Work instructions: Write the material out again in full, word for word. Do not include the pictures.

Raw records:
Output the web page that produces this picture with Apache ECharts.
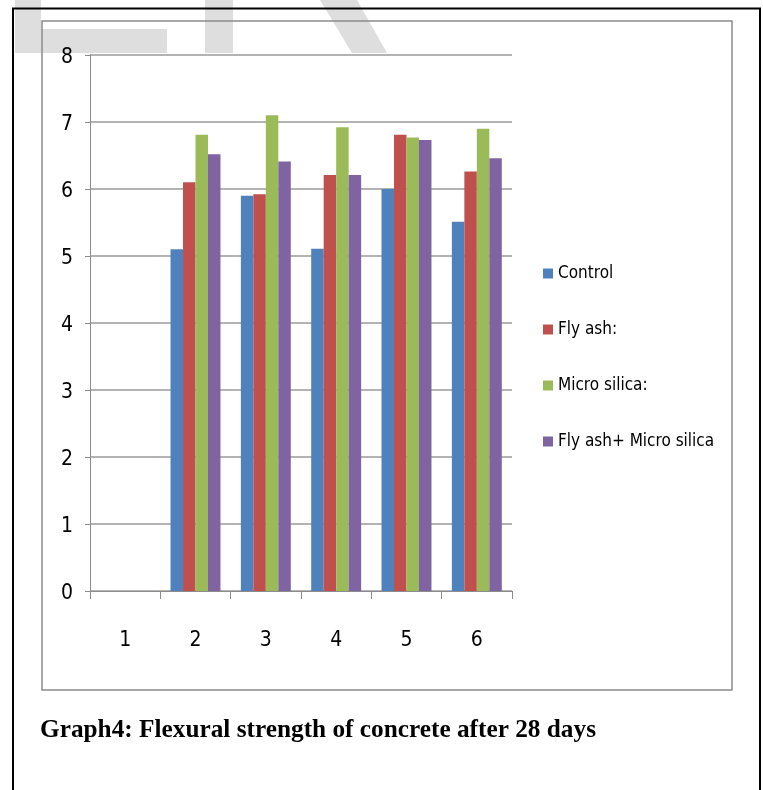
<!DOCTYPE html>
<html>
<head>
<meta charset="utf-8">
<script src="https://cdn.jsdelivr.net/npm/echarts@6/dist/echarts.min.js"></script>
<style>
  html, body { margin: 0; padding: 0; background: #ffffff; }
  #chart { width: 763px; height: 790px; }
</style>
</head>
<body>
<div id="chart"></div>
<script>
// Specimen groups along the x axis
const categories = ['1', '2', '3', '4', '5', '6'];

// Flexural strength after 28 days (group 1 has no bars)
const control        = [null, 5.10, 5.90, 5.11, 6.00, 5.51];
const flyAsh         = [null, 6.10, 5.92, 6.21, 6.81, 6.26];
const microSilica    = [null, 6.81, 7.10, 6.92, 6.77, 6.90];
const flyAshMicro    = [null, 6.52, 6.41, 6.21, 6.73, 6.46];

const seriesNames = ['Control', 'Fly ash:', 'Micro silica:', 'Fly ash+ Micro silica'];
const seriesColors = ['#4F81BD', '#C0504D', '#9BBB59', '#8064A2'];
const seriesValues = [control, flyAsh, microSilica, flyAshMicro];

const yTicks = [0, 1, 2, 3, 4, 5, 6, 7, 8];

const captionText = 'Graph4: Flexural strength of concrete after 28 days';

const narrow = '"DejaVu Sans Condensed", "Liberation Sans Narrow", sans-serif';
const serif = '"Liberation Serif", "DejaVu Serif", serif';

// horizontal squeeze so the caption spans its line
function captionScale(font, target) {
  const ctx = document.createElement('canvas').getContext('2d');
  ctx.font = font;
  const w = ctx.measureText(captionText).width;
  return w > 0 ? target / w : 1;
}
const capFont = 'bold 26px ' + serif;
const capScale = captionScale(capFont, 556);

const chart = echarts.init(document.getElementById('chart'), null, { renderer: 'canvas' });

const option = {
  backgroundColor: '#ffffff',
  animation: false,
  color: seriesColors,
  grid: { left: 90, top: 55, right: 251, bottom: 199, containLabel: false },
  legend: {
    orient: 'vertical',
    left: 543,
    top: 263,
    padding: 0,
    icon: 'rect',
    itemWidth: 10,
    itemHeight: 10,
    itemGap: 35,
    textStyle: { fontFamily: narrow, fontSize: 17, color: '#000', lineHeight: 21 },
    data: seriesNames
  },
  xAxis: {
    type: 'category',
    data: categories,
    boundaryGap: true,
    axisLine: { show: true, lineStyle: { color: '#8c8c8c', width: 1 } },
    axisTick: { show: true, alignWithLabel: false, length: 8, lineStyle: { color: '#8c8c8c' } },
    axisLabel: { margin: 39, fontFamily: narrow, fontSize: 21, color: '#000' },
    splitLine: { show: false }
  },
  yAxis: {
    type: 'value',
    min: yTicks[0],
    max: yTicks[yTicks.length - 1],
    interval: 1,
    axisLine: { show: true, lineStyle: { color: '#8c8c8c', width: 1 } },
    axisTick: { show: true, length: 5, lineStyle: { color: '#8c8c8c' } },
    axisLabel: { margin: 17, fontFamily: narrow, fontSize: 21, color: '#000', verticalAlign: 'top', lineHeight: 6 },
    splitLine: { show: true, lineStyle: { color: '#9a9a9a', width: 1.5 } }
  },
  series: seriesNames.map((name, i) => ({
    name: name,
    type: 'bar',
    data: seriesValues[i],
    barGap: '0%',
    barCategoryGap: '29%',
    itemStyle: { color: seriesColors[i] }
  })),
  graphic: [
    // faint letters showing above the plot
    { type: 'rect', z: -10, shape: { x: 15, y: 0, width: 26, height: 53 }, style: { fill: '#dedede' } },
    { type: 'rect', z: -10, shape: { x: 41, y: 29, width: 126, height: 24 }, style: { fill: '#dedede' } },
    { type: 'rect', z: -10, shape: { x: 205, y: 0, width: 28, height: 53 }, style: { fill: '#dedede' } },
    { type: 'polygon', z: -10, shape: { points: [[320, 0], [357, 0], [387, 53], [352, 53]] }, style: { fill: '#dedede' } },
    // page frame
    { type: 'rect', z: 5, shape: { x: 13, y: 8.5, width: 747, height: 800 }, style: { fill: 'none', stroke: '#000', lineWidth: 2 } },
    // chart box
    { type: 'rect', z: 5, shape: { x: 42, y: 21, width: 690, height: 669 }, style: { fill: 'none', stroke: '#8c8c8c', lineWidth: 1.5 } },
    // caption
    {
      type: 'text', z: 5, x: 40, y: 730, scaleX: capScale, originX: 0,
      style: { text: captionText, font: capFont, fill: '#000', textVerticalAlign: 'middle', verticalAlign: 'middle' }
    }
  ]
};

chart.setOption(option);
</script>
</body>
</html>
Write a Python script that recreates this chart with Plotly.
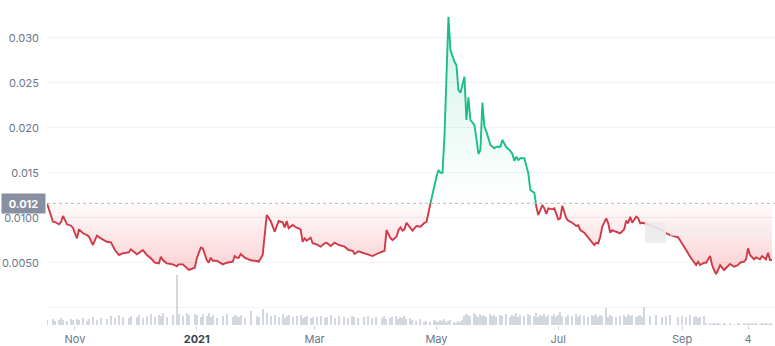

The reply:
Output the web page that produces this picture with Apache ECharts.
<!DOCTYPE html>
<html>
<head>
<meta charset="utf-8">
<script src="https://cdn.jsdelivr.net/npm/echarts@6/dist/echarts.min.js"></script>
<style>
  html, body { margin: 0; padding: 0; background: #ffffff; }
  #chart { width: 763px; height: 790px; }
</style>
</head>
<body>
<div id="chart"></div>
<script>
// Specimen groups along the x axis
const categories = ['1', '2', '3', '4', '5', '6'];

// Flexural strength after 28 days (group 1 has no bars)
const control        = [null, 5.10, 5.90, 5.11, 6.00, 5.51];
const flyAsh         = [null, 6.10, 5.92, 6.21, 6.81, 6.26];
const microSilica    = [null, 6.81, 7.10, 6.92, 6.77, 6.90];
const flyAshMicro    = [null, 6.52, 6.41, 6.21, 6.73, 6.46];

const seriesNames = ['Control', 'Fly ash:', 'Micro silica:', 'Fly ash+ Micro silica'];
const seriesColors = ['#4F81BD', '#C0504D', '#9BBB59', '#8064A2'];
const seriesValues = [control, flyAsh, microSilica, flyAshMicro];

const yTicks = [0, 1, 2, 3, 4, 5, 6, 7, 8];

const captionText = 'Graph4: Flexural strength of concrete after 28 days';

const narrow = '"DejaVu Sans Condensed", "Liberation Sans Narrow", sans-serif';
const serif = '"Liberation Serif", "DejaVu Serif", serif';

// horizontal squeeze so the caption spans its line
function captionScale(font, target) {
  const ctx = document.createElement('canvas').getContext('2d');
  ctx.font = font;
  const w = ctx.measureText(captionText).width;
  return w > 0 ? target / w : 1;
}
const capFont = 'bold 26px ' + serif;
const capScale = captionScale(capFont, 556);

const chart = echarts.init(document.getElementById('chart'), null, { renderer: 'canvas' });

const option = {
  backgroundColor: '#ffffff',
  animation: false,
  color: seriesColors,
  grid: { left: 90, top: 55, right: 251, bottom: 199, containLabel: false },
  legend: {
    orient: 'vertical',
    left: 543,
    top: 263,
    padding: 0,
    icon: 'rect',
    itemWidth: 10,
    itemHeight: 10,
    itemGap: 35,
    textStyle: { fontFamily: narrow, fontSize: 17, color: '#000', lineHeight: 21 },
    data: seriesNames
  },
  xAxis: {
    type: 'category',
    data: categories,
    boundaryGap: true,
    axisLine: { show: true, lineStyle: { color: '#8c8c8c', width: 1 } },
    axisTick: { show: true, alignWithLabel: false, length: 8, lineStyle: { color: '#8c8c8c' } },
    axisLabel: { margin: 39, fontFamily: narrow, fontSize: 21, color: '#000' },
    splitLine: { show: false }
  },
  yAxis: {
    type: 'value',
    min: yTicks[0],
    max: yTicks[yTicks.length - 1],
    interval: 1,
    axisLine: { show: true, lineStyle: { color: '#8c8c8c', width: 1 } },
    axisTick: { show: true, length: 5, lineStyle: { color: '#8c8c8c' } },
    axisLabel: { margin: 17, fontFamily: narrow, fontSize: 21, color: '#000', verticalAlign: 'top', lineHeight: 6 },
    splitLine: { show: true, lineStyle: { color: '#9a9a9a', width: 1.5 } }
  },
  series: seriesNames.map((name, i) => ({
    name: name,
    type: 'bar',
    data: seriesValues[i],
    barGap: '0%',
    barCategoryGap: '29%',
    itemStyle: { color: seriesColors[i] }
  })),
  graphic: [
    // faint letters showing above the plot
    { type: 'rect', z: -10, shape: { x: 15, y: 0, width: 26, height: 53 }, style: { fill: '#dedede' } },
    { type: 'rect', z: -10, shape: { x: 41, y: 29, width: 126, height: 24 }, style: { fill: '#dedede' } },
    { type: 'rect', z: -10, shape: { x: 205, y: 0, width: 28, height: 53 }, style: { fill: '#dedede' } },
    { type: 'polygon', z: -10, shape: { points: [[320, 0], [357, 0], [387, 53], [352, 53]] }, style: { fill: '#dedede' } },
    // page frame
    { type: 'rect', z: 5, shape: { x: 13, y: 8.5, width: 747, height: 800 }, style: { fill: 'none', stroke: '#000', lineWidth: 2 } },
    // chart box
    { type: 'rect', z: 5, shape: { x: 42, y: 21, width: 690, height: 669 }, style: { fill: 'none', stroke: '#8c8c8c', lineWidth: 1.5 } },
    // caption
    {
      type: 'text', z: 5, x: 40, y: 730, scaleX: capScale, originX: 0,
      style: { text: captionText, font: capFont, fill: '#000', textVerticalAlign: 'middle', verticalAlign: 'middle' }
    }
  ]
};

chart.setOption(option);
</script>
</body>
</html>
Write a Python script that recreates this chart with Plotly.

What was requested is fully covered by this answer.